By Melissa Cohen
“I’m a strong feminist and believe firmly in the power of the youth”, says upcoming local artist and student, Micha Serraf. His latest exhibition, ‘Brown-Bagged’, showcases his unwavering beliefs as well as capturing his passion for art and photography.
“Brown-Bagged”, which will be on exhibition on Friday, October 31, is part of an installation showcasing young artists’ work. It will be running until November 10 at the Michaelis School of Art. Each day will host a different artist’s work with a different subject matter and art form.
Serraf, however, is drawn to photography, slapstick poetry and street art. “Photography and slam poetry, for me, are two means of communication that cut straight to the chase. It does not need the skill and visual literacy of a well-read person or art graduate to unpack and be taken aback by an image or verse that addresses everyone,” explains the artist.

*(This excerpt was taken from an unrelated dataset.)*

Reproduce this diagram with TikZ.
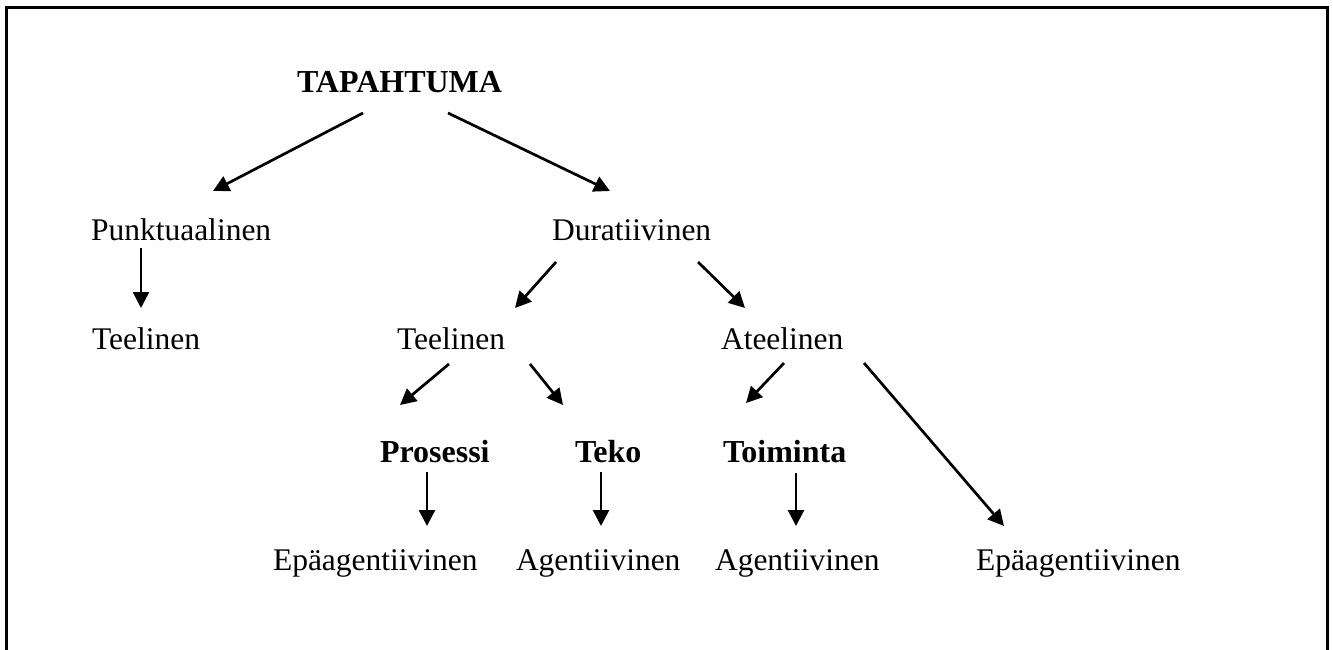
\documentclass[tikz,border=0pt]{standalone}
\usepackage{fontspec}
\setmainfont{Liberation Serif}
\usetikzlibrary{arrows.meta}
\tikzset{
  lbl/.style={anchor=base west, inner sep=0pt, outer sep=0pt, font=\fontsize{31.5}{36}\selectfont},
  blbl/.style={lbl, font=\fontsize{32}{36}\selectfont\bfseries},
  arr/.style={line width=2.7pt, -{Triangle[length=16pt,width=16pt]}},
  frame/.style={line width=3pt}
}
\begin{document}
\begin{tikzpicture}[x=1pt,y=-1pt]
\useasboundingbox (0,0) rectangle (1333,650);
\draw[frame] (6.5,8) rectangle (1327,665);
\node[blbl] (tap) at (297,93) {TAPAHTUMA};
\node[lbl] (punk) at (91,240) {Punktuaalinen};
\node[lbl] (dur) at (552,240) {Duratiivinen};
\node[lbl] (tee1) at (92,349) {Teelinen};
\node[lbl] (tee2) at (397,349) {Teelinen};
\node[lbl] (ate) at (721,349) {Ateelinen};
\node[blbl] (pro) at (380,462) {Prosessi};
\node[blbl] (teko) at (575,462) {Teko};
\node[blbl] (toi) at (723,462) {Toiminta};
\node[lbl] (epa1) at (273,570) {Epäagentiivinen};
\node[lbl] (ag2) at (516,570) {Agentiivinen};
\node[lbl] (ag3) at (715,570) {Agentiivinen};
\node[lbl] (epa4) at (976,570) {Epäagentiivinen};
\draw[arr] ([shift={(66,20)}]tap.base west) -- ([shift={(122,-49)}]punk.base west);
\draw[arr] ([shift={(151,20)}]tap.base west) -- ([shift={(58,-49)}]dur.base west);
\draw[arr] ([shift={(50,8)}]punk.base west) -- ([shift={(49,-41)}]tee1.base west);
\draw[arr] ([shift={(4,22)}]dur.base west) -- ([shift={(118,-41)}]tee2.base west);
\draw[arr] ([shift={(146,22)}]dur.base west) -- ([shift={(24,-41)}]ate.base west);
\draw[arr] ([shift={(52,15)}]tee2.base west) -- ([shift={(20,-57)}]pro.base west);
\draw[arr] ([shift={(133,15)}]tee2.base west) -- ([shift={(-12,-57)}]teko.base west);
\draw[arr] ([shift={(63,14)}]ate.base west) -- ([shift={(23,-59)}]toi.base west);
\draw[arr] ([shift={(143,14)}]ate.base west) -- ([shift={(28,-44)}]epa4.base west);
\draw[arr] ([shift={(47,10)}]pro.base west) -- ([shift={(47,-44)}]pro.base west |- epa1.base west);
\draw[arr] ([shift={(26,10)}]teko.base west) -- ([shift={(26,-44)}]teko.base west |- ag2.base west);
\draw[arr] ([shift={(73,11)}]toi.base west) -- ([shift={(73,-44)}]toi.base west |- ag3.base west);
\end{tikzpicture}
\end{document}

Although Serraf may be new to the professional art scene, his passion to create and inspire others through art was sparked at an early age. “I don’t think I can put my finger on when I first started making art, but I remember being in grade 3 and not being interested in being the best at anything until a girl in my class created a magnificent self-portrait. It was at that point that I became inspired to make art.”
At first glance the black and white photographs of unknown naked women in various relaxed positions with a brown paper bag on their head may seem rather mystifying. However, Serraf uses these images to spark debate and encompass his feelings towards feminism.
“My brown paper bag series is for personal reflection above all. After viewing the photographs one should leave asking themselves if the photographs resemble anything they’ve experienced or felt. If so, then are they comfortable knowing that they have allowed themselves to be ‘brown-bagged’”, laughs Serraf.
The photographer uses the term “brown-bagged” to discuss how superficial society has become and how people use this “brown bag” to cover up their flaws so that they seem more desirable to others. “We live in a time where getting someone undressed is easier than getting to know them on a personal level. This is because we brown bag ourselves to live up to other people’s expectations,” mentions the student.
* Catch Micha and other young artists’ work at Michaelis School of Art, Hiddingh Campus (across the road from the Labia) from October 30 until November 10.